The collective body of Hindu literature and writings is vast and rich and merits a status of a world heritage and a study for its own sake. Greek and Latin writings – classical works of Western civilization transcribed in about 30,000 manuscripts – enjoy a disproportionate status in academia. In contrast, Hinduism’s Sanskrit, Tamil and other writings – estimated to be in many million manuscripts – are relegated as esoterica even before an impartial study and discourse are conducted. Hindu deliberations offer a very distinct set of points of view on life, death, co-existence with others and nature, health and well-being, and on the visible universe around us and what may lie beyond human perception. It is this combination of being distinct, multi-disciplinary and voluminous that makes a case for academic institutions to dedicate resources and study Hindu philosophies while maintaining a balance between the two approaches of academic study, viz. the hermeneutics of suspicion and hermeneutics of shraddha.

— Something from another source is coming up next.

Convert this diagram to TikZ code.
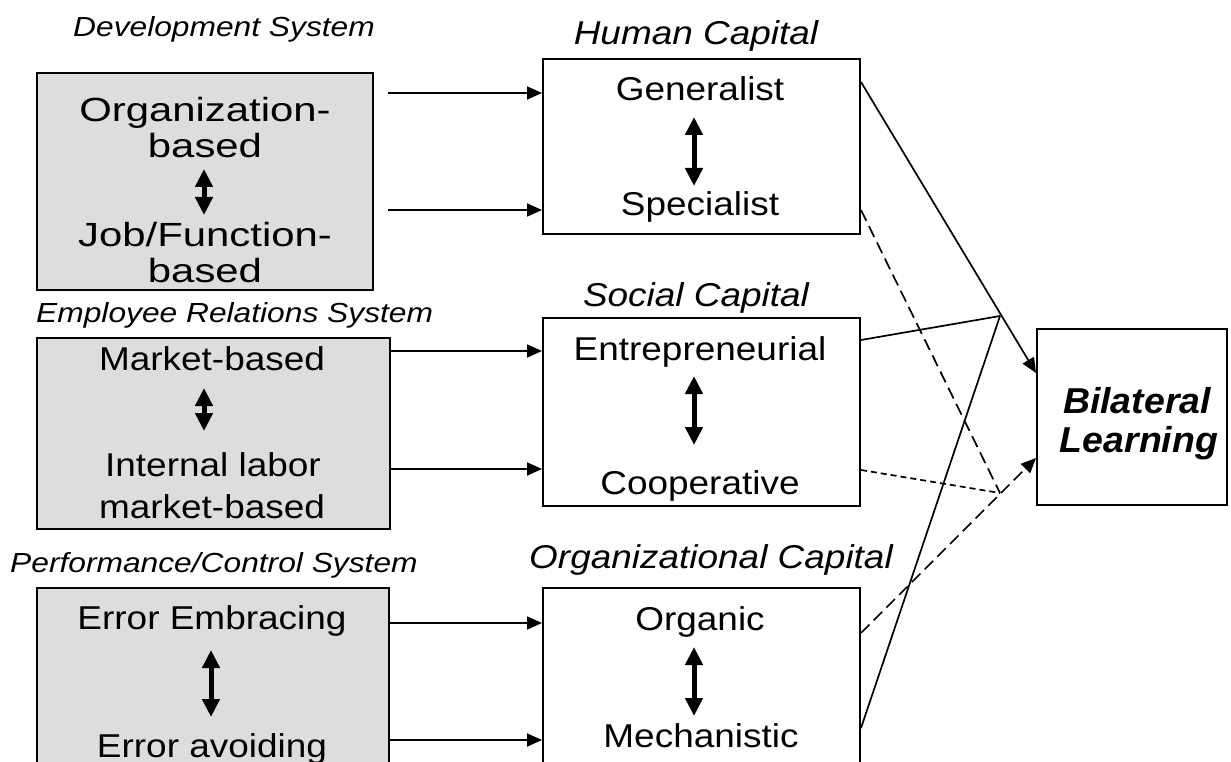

Western academia, while being an outsider to Hinduism, is ironically the largest producer of commentaries and research on the latter. And, not surprisingly, given its Abrahamic roots, the balance of writings tends to have a preponderance of hermeneutics of suspicion. Such an academic environment has its own dynamics, which essentially regurgitates and validates a prevailing point of view from one writing to the next. The voice of an insider scarcely finds a set of sponsors and supporters. This lopsidedness is self-perpetuating. An externally originating thrust which pushes against this imbalance is therefore imperative to reclaim space and control the narrative. Only a deliberate plan and action to address this need can succeed in the academic world. Indian institutions, alongside some other sympathetic places of learning could be encouraged and fostered to develop a veritable counter narrative. Such an effort must lay down and adhere to the most rigorous academic standards for the evaluation of research which rival those of eminent academic institutions anywhere in the world.

While it may seem that Hindu studies have a very arduous climb up the academic hill, its success is achievable, for there is a reassuring confidence in an informed insider rooted in the durability of Hindu ideas, which have endured the longest journey of many millennia and created a civilization that has given the world alternative perspectives through the wisdom of Gita, Buddha, Mahavir, Nanak and Gandhi, of yoga and ahimsa to name a few – and, all this with the power of thought, appeal and debate, and without violence and without being an existential threat to fellow beings and nature itself.


Endnotes :

  1. This paper speaks of Hindu philosophy and ideas in a broader sense, embracing with it ideas found in other Indic traditions, like Jainism and Buddhism.
  2. Unlike Yoga in the West, these concepts are generally not directly attributed to the Hindu way, but as ideas emanating from the need to have a healthier life and a sustainable planet.